Can you output the material exactly as written, minus any pictures it holds?

※

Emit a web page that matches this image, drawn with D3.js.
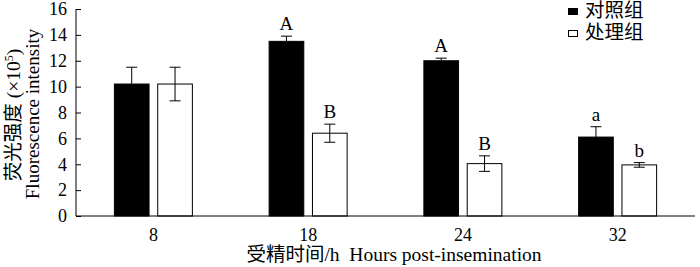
<!DOCTYPE html>
<html>
<head>
<meta charset="utf-8">
<script src="https://cdn.jsdelivr.net/npm/d3@7"></script>
<style>
  body { margin: 0; background: #fff; }
  svg { display: block; font-family: "Liberation Serif", "Noto Sans CJK SC", serif; }
</style>
</head>
<body>
<svg id="chart"></svg>
<script>
// data
const groups = ["8", "18", "24", "32"]
const series = ["对照组", "处理组"]
const control = [10.2, 13.5, 12.0, 6.1]
const controlErr = [1.3, 0.4, 0.2, 0.8]
const treated = [10.2, 6.4, 4.05, 3.95]
const treatedErr = [1.3, 0.7, 0.6, 0.18]
const controlSig = ["", "A", "A", "a"]
const treatedSig = ["", "B", "B", "b"]
const yTicks = [0, 2, 4, 6, 8, 10, 12, 14, 16]

const rows = groups.map((g, i) => ({
  group: g,
  bars: [
    {key: series[0], value: control[i], err: controlErr[i], sig: controlSig[i]},
    {key: series[1], value: treated[i], err: treatedErr[i], sig: treatedSig[i]}
  ]
}))

const svg = d3.select("#chart").attr("width", 700).attr("height", 267)

// plot area
const plot = {left: 76, right: 695, top: 9, bottom: 216}

const x0 = d3.scaleBand().domain(groups).range([plot.left, plot.right])
const x1 = d3.scaleBand().domain(series).range([0, 78]).paddingInner(0.2)
const y = d3.scaleLinear().domain([0, 16]).range([plot.bottom, plot.top])
const fill = d3.scaleOrdinal().domain(series).range(["#000", "#fff"])

// bars
const g = svg.append("g").selectAll("g")
  .data(rows)
  .enter().append("g")
  .attr("transform", d => "translate(" + (x0(d.group) + x0.bandwidth() / 2 - 39) + ",0)")

const bar = g.selectAll("g").data(d => d.bars).enter().append("g")

bar.append("rect")
  .attr("x", d => x1(d.key))
  .attr("y", d => y(d.value))
  .attr("width", x1.bandwidth())
  .attr("height", d => y(0) - y(d.value))
  .attr("fill", d => fill(d.key))
  .attr("stroke", "#000")
  .attr("stroke-width", 1)

// error bars
const cx = d => x1(d.key) + x1.bandwidth() / 2
bar.append("line")
  .attr("x1", cx).attr("x2", cx)
  .attr("y1", d => y(d.value + d.err))
  .attr("y2", d => y(d.value - d.err))
  .attr("stroke", "#000")
bar.append("line")
  .attr("x1", d => cx(d) - 5.5).attr("x2", d => cx(d) + 5.5)
  .attr("y1", d => y(d.value + d.err)).attr("y2", d => y(d.value + d.err))
  .attr("stroke", "#000")
bar.append("line")
  .attr("x1", d => cx(d) - 5.5).attr("x2", d => cx(d) + 5.5)
  .attr("y1", d => y(d.value - d.err)).attr("y2", d => y(d.value - d.err))
  .attr("stroke", "#000")

// significance letters
bar.append("text")
  .text(d => d.sig)
  .attr("x", cx)
  .attr("y", d => y(d.value + d.err) - 6)
  .attr("text-anchor", "middle")
  .attr("font-size", "19px")

// y axis, ticks pointing inward
const yAxis = svg.append("g")
  .attr("transform", "translate(" + plot.left + ",0)")
  .call(d3.axisLeft(y).tickValues(yTicks).tickSize(-5).tickPadding(9))
yAxis.select(".domain").attr("d", "M0," + plot.top + "V" + plot.bottom)
yAxis.attr("font-size", null).attr("font-family", null)
yAxis.selectAll(".tick text")
  .attr("font-size", "18px")
  .attr("fill", "#000")

// x axis
const xAxis = svg.append("g")
  .attr("transform", "translate(0," + plot.bottom + ")")
  .call(d3.axisBottom(x0).tickSize(0).tickPadding(12))
xAxis.select(".domain").attr("d", "M" + plot.left + ",0H" + plot.right)
xAxis.attr("font-size", null).attr("font-family", null)
xAxis.selectAll(".tick text")
  .attr("font-size", "18px")
  .attr("fill", "#000")

// axis titles
svg.append("text")
  .attr("x", 394)
  .attr("y", 261)
  .attr("text-anchor", "middle")
  .attr("font-size", "19.5px")
  .style("white-space", "pre")
  .text("受精时间/h  Hours post-insemination")

const yt = svg.append("text")
  .attr("transform", "translate(20,115) rotate(-90)")
  .attr("text-anchor", "middle")
  .attr("font-size", "19.5px")
yt.append("tspan").text("荧光强度 (×10")
yt.append("tspan").text("5").attr("font-size", "12px").attr("dy", "-7")
yt.append("tspan").text(")").attr("dy", "7")

svg.append("text")
  .attr("transform", "translate(39,114) rotate(-90)")
  .attr("text-anchor", "middle")
  .attr("font-size", "19px")
  .text("Fluorescence intensity")

// legend
const legend = svg.append("g").selectAll("g")
  .data(series)
  .enter().append("g")
  .attr("transform", (d, i) => "translate(568," + (i * 22) + ")")
legend.append("rect")
  .attr("x", 0.5).attr("y", 8.5)
  .attr("width", 9).attr("height", 6)
  .attr("fill", d => fill(d))
  .attr("stroke", "#000")
legend.append("text")
  .attr("x", 17).attr("y", 17)
  .attr("font-size", "19.5px")
  .text(d => d)
</script>
</body>
</html>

※

▶ _PROBLEM SOLUTION_:
Emit a web page that matches this image, drawn with D3.js.
<!DOCTYPE html>
<html>
<head>
<meta charset="utf-8">
<script src="https://cdn.jsdelivr.net/npm/d3@7"></script>
<style>
  body { margin: 0; background: #fff; }
  svg { display: block; font-family: "Liberation Serif", "Noto Sans CJK SC", serif; }
</style>
</head>
<body>
<svg id="chart"></svg>
<script>
// data
const groups = ["8", "18", "24", "32"]
const series = ["对照组", "处理组"]
const control = [10.2, 13.5, 12.0, 6.1]
const controlErr = [1.3, 0.4, 0.2, 0.8]
const treated = [10.2, 6.4, 4.05, 3.95]
const treatedErr = [1.3, 0.7, 0.6, 0.18]
const controlSig = ["", "A", "A", "a"]
const treatedSig = ["", "B", "B", "b"]
const yTicks = [0, 2, 4, 6, 8, 10, 12, 14, 16]

const rows = groups.map((g, i) => ({
  group: g,
  bars: [
    {key: series[0], value: control[i], err: controlErr[i], sig: controlSig[i]},
    {key: series[1], value: treated[i], err: treatedErr[i], sig: treatedSig[i]}
  ]
}))

const svg = d3.select("#chart").attr("width", 700).attr("height", 267)

// plot area
const plot = {left: 76, right: 695, top: 9, bottom: 216}

const x0 = d3.scaleBand().domain(groups).range([plot.left, plot.right])
const x1 = d3.scaleBand().domain(series).range([0, 78]).paddingInner(0.2)
const y = d3.scaleLinear().domain([0, 16]).range([plot.bottom, plot.top])
const fill = d3.scaleOrdinal().domain(series).range(["#000", "#fff"])

// bars
const g = svg.append("g").selectAll("g")
  .data(rows)
  .enter().append("g")
  .attr("transform", d => "translate(" + (x0(d.group) + x0.bandwidth() / 2 - 39) + ",0)")

const bar = g.selectAll("g").data(d => d.bars).enter().append("g")

bar.append("rect")
  .attr("x", d => x1(d.key))
  .attr("y", d => y(d.value))
  .attr("width", x1.bandwidth())
  .attr("height", d => y(0) - y(d.value))
  .attr("fill", d => fill(d.key))
  .attr("stroke", "#000")
  .attr("stroke-width", 1)

// error bars
const cx = d => x1(d.key) + x1.bandwidth() / 2
bar.append("line")
  .attr("x1", cx).attr("x2", cx)
  .attr("y1", d => y(d.value + d.err))
  .attr("y2", d => y(d.value - d.err))
  .attr("stroke", "#000")
bar.append("line")
  .attr("x1", d => cx(d) - 5.5).attr("x2", d => cx(d) + 5.5)
  .attr("y1", d => y(d.value + d.err)).attr("y2", d => y(d.value + d.err))
  .attr("stroke", "#000")
bar.append("line")
  .attr("x1", d => cx(d) - 5.5).attr("x2", d => cx(d) + 5.5)
  .attr("y1", d => y(d.value - d.err)).attr("y2", d => y(d.value - d.err))
  .attr("stroke", "#000")

// significance letters
bar.append("text")
  .text(d => d.sig)
  .attr("x", cx)
  .attr("y", d => y(d.value + d.err) - 6)
  .attr("text-anchor", "middle")
  .attr("font-size", "19px")

// y axis, ticks pointing inward
const yAxis = svg.append("g")
  .attr("transform", "translate(" + plot.left + ",0)")
  .call(d3.axisLeft(y).tickValues(yTicks).tickSize(-5).tickPadding(9))
yAxis.select(".domain").attr("d", "M0," + plot.top + "V" + plot.bottom)
yAxis.attr("font-size", null).attr("font-family", null)
yAxis.selectAll(".tick text")
  .attr("font-size", "18px")
  .attr("fill", "#000")

// x axis
const xAxis = svg.append("g")
  .attr("transform", "translate(0," + plot.bottom + ")")
  .call(d3.axisBottom(x0).tickSize(0).tickPadding(12))
xAxis.select(".domain").attr("d", "M" + plot.left + ",0H" + plot.right)
xAxis.attr("font-size", null).attr("font-family", null)
xAxis.selectAll(".tick text")
  .attr("font-size", "18px")
  .attr("fill", "#000")

// axis titles
svg.append("text")
  .attr("x", 394)
  .attr("y", 261)
  .attr("text-anchor", "middle")
  .attr("font-size", "19.5px")
  .style("white-space", "pre")
  .text("受精时间/h  Hours post-insemination")

const yt = svg.append("text")
  .attr("transform", "translate(20,115) rotate(-90)")
  .attr("text-anchor", "middle")
  .attr("font-size", "19.5px")
yt.append("tspan").text("荧光强度 (×10")
yt.append("tspan").text("5").attr("font-size", "12px").attr("dy", "-7")
yt.append("tspan").text(")").attr("dy", "7")

svg.append("text")
  .attr("transform", "translate(39,114) rotate(-90)")
  .attr("text-anchor", "middle")
  .attr("font-size", "19px")
  .text("Fluorescence intensity")

// legend
const legend = svg.append("g").selectAll("g")
  .data(series)
  .enter().append("g")
  .attr("transform", (d, i) => "translate(568," + (i * 22) + ")")
legend.append("rect")
  .attr("x", 0.5).attr("y", 8.5)
  .attr("width", 9).attr("height", 6)
  .attr("fill", d => fill(d))
  .attr("stroke", "#000")
legend.append("text")
  .attr("x", 17).attr("y", 17)
  .attr("font-size", "19.5px")
  .text(d => d)
</script>
</body>
</html>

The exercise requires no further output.